The appellate court had ruled in February that because the registry doesn't affect political or charitable calls and because there is a danger of abusive telemarketing and invasion of consumer privacy from telemarketers, the government has a right to regulate telemarketing.

Not a ban on speech
"We hold [that] the registry is narrowly tailored because it does not over-regulate protected speech," Judge David M. Ebel wrote for on behalf of the court. "The registry prohibits only telemarketing calls aimed at consumers who have affirmatively indicated that they do not want to receive such calls and for whom such calls would constitute an invasion of privacy." In other words, the registry isn't a ban on speech but a way for consumers to "opt-out" of receiving those calls.

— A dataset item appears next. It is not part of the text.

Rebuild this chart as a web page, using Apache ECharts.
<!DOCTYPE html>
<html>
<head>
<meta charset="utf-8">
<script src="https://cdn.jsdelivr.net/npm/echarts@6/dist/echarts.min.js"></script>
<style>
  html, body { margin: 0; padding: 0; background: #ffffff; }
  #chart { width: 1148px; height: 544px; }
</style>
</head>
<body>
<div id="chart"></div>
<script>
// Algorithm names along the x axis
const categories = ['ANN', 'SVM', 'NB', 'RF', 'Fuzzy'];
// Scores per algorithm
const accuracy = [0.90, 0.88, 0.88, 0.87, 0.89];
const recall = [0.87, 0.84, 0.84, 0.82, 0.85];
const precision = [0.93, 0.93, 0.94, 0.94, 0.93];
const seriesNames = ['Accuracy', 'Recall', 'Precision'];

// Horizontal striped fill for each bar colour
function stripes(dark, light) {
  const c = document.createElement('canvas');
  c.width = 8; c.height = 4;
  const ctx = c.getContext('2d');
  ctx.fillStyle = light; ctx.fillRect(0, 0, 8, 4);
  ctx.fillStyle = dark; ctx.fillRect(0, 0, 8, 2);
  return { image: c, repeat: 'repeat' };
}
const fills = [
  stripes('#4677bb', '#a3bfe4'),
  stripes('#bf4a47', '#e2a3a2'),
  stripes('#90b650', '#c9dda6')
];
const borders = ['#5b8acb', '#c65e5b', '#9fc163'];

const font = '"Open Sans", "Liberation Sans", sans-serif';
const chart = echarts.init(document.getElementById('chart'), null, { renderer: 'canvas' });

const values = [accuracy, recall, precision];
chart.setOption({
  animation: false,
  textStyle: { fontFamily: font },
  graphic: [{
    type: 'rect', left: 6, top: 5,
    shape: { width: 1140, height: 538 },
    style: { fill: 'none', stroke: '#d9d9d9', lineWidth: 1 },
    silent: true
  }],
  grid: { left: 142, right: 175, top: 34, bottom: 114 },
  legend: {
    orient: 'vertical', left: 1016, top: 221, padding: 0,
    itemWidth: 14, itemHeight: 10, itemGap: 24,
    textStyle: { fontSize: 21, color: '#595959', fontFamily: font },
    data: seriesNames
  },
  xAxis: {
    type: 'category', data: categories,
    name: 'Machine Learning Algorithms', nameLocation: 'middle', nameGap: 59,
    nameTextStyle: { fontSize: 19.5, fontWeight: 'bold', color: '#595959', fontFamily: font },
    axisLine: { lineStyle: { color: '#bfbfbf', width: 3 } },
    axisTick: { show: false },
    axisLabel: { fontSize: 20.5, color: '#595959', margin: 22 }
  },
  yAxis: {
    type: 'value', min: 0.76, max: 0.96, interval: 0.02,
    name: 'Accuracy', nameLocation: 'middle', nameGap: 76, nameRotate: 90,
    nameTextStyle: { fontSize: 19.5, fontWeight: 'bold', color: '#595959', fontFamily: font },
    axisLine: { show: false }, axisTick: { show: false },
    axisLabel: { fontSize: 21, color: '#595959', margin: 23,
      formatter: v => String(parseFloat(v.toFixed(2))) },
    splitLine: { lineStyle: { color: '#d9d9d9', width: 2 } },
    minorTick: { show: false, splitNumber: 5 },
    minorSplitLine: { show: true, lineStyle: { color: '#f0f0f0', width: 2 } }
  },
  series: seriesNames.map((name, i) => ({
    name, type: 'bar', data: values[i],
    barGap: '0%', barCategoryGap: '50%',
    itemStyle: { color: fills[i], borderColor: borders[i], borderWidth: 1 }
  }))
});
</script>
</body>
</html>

More than 64 million phone numbers have been registered on the do-not-call list since the FTC started taking registrations in June 2003.

The ATA today said it was "disappointed."

"ATA will look to other avenues to remedy the adverse economic impact ... and the impingement of the rights of consumers and of the companies who employ telemarketing as a channel for business," it said in a news release.

ATA cites job losses
Tim Searcy, the ATA's CEO, said, "Many companies have folded and jobs have been lost due to the registry, and though the ruling today means litigation is now at an end, we are not discouraged and will continue the struggle to achieve a balance of consumer and business rights."

Lawyers and marketing group said today's decision by the Supreme Court not to hear the appeal could encourage attempts to craft similar lists. Sen. Charles Schumer, D-N.Y., has urged a "do not spam" list, which FTC officials have rejected, saying it wouldn't work.

Aides to Mr. Schumer did not immediately return calls.